Description-Behavior Mismatch

High
Confidence
99% confidence
Finding
The file contains PEM-style private key markers and references to generating an ED25519 keypair, which introduces cryptographic private key material into a weather-query skill where it is not operationally justified by the stated functionality. Even if this appears malformed or placeholder-like, bundling private-key-related content in the repository creates unnecessary secret-handling risk and may indicate accidental inclusion of sensitive material or covert signing/authentication capability.

Context-Inappropriate Capability

High
Confidence
98% confidence
Finding
Storing private-key-related material adds a sensitive credential-handling capability that is unrelated to a simple weather API client and expands the attack surface significantly. In this context, such a key could be abused for signing, impersonation, or unauthorized access workflows, and its presence is more suspicious because the skill description only mentions weather queries via JWT+Host, not local private key storage in the package.

Description-Behavior Mismatch

Medium
Confidence
94% confidence
Finding
The function silently sends user-supplied location data to a second provider (Open-Meteo) when QWeather location resolution fails, even though the skill metadata describes QWeather-based weather queries. This creates an undeclared data flow and trust-boundary expansion, which is a real privacy and integrity issue because users and integrators may assume their data only goes to QWeather.

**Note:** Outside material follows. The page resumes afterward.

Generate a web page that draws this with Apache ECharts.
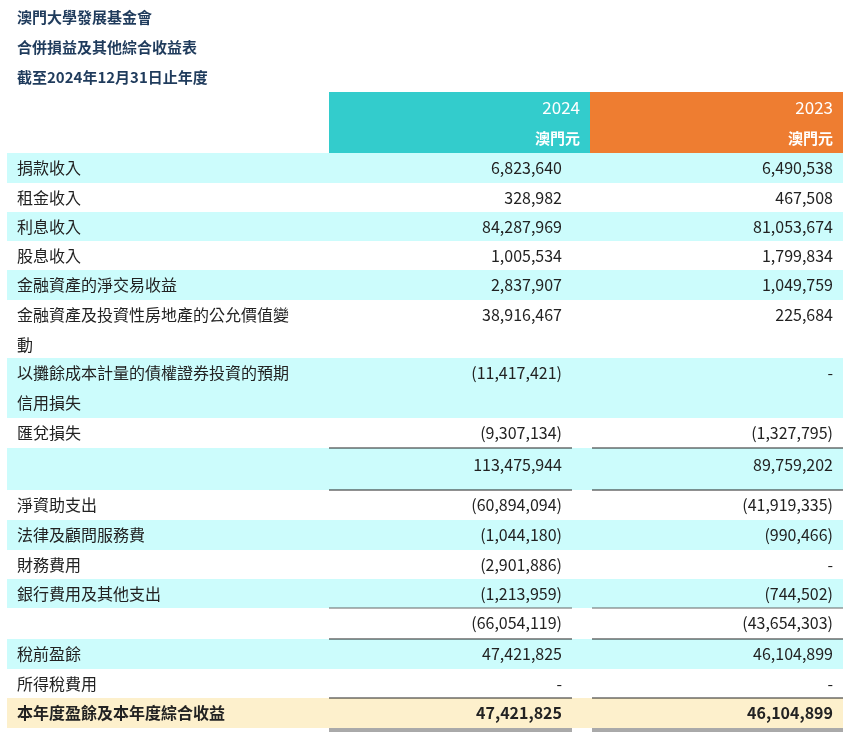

Description-Behavior Mismatch

Medium
Confidence
95% confidence
Finding
On API failure or request exceptions, the code silently retries with Open-Meteo, broadening external data sharing beyond the stated single-provider behavior. This is dangerous because operational failures at one provider should not automatically trigger transmission of user data to a different provider without notice or consent.

Missing User Warnings

Low
Confidence
78% confidence
Finding
Using a default location from an environment variable without clearly notifying the user can leak contextual information about a preset place, such as a home city, office location, or organization default, and can produce results based on an unintended location. While lower severity than secret leakage, it is still a privacy/transparency issue because the skill may act on hidden configuration the user did not explicitly provide.

Missing User Warnings

Medium
Confidence
93% confidence
Finding
Unlike the primary provider call, this fallback path transmits the user's location to a secondary external provider that is not disclosed in the stated skill description. Hidden secondary disclosure is materially more sensitive because it changes who receives user data and may violate user expectations, policy, or compliance requirements.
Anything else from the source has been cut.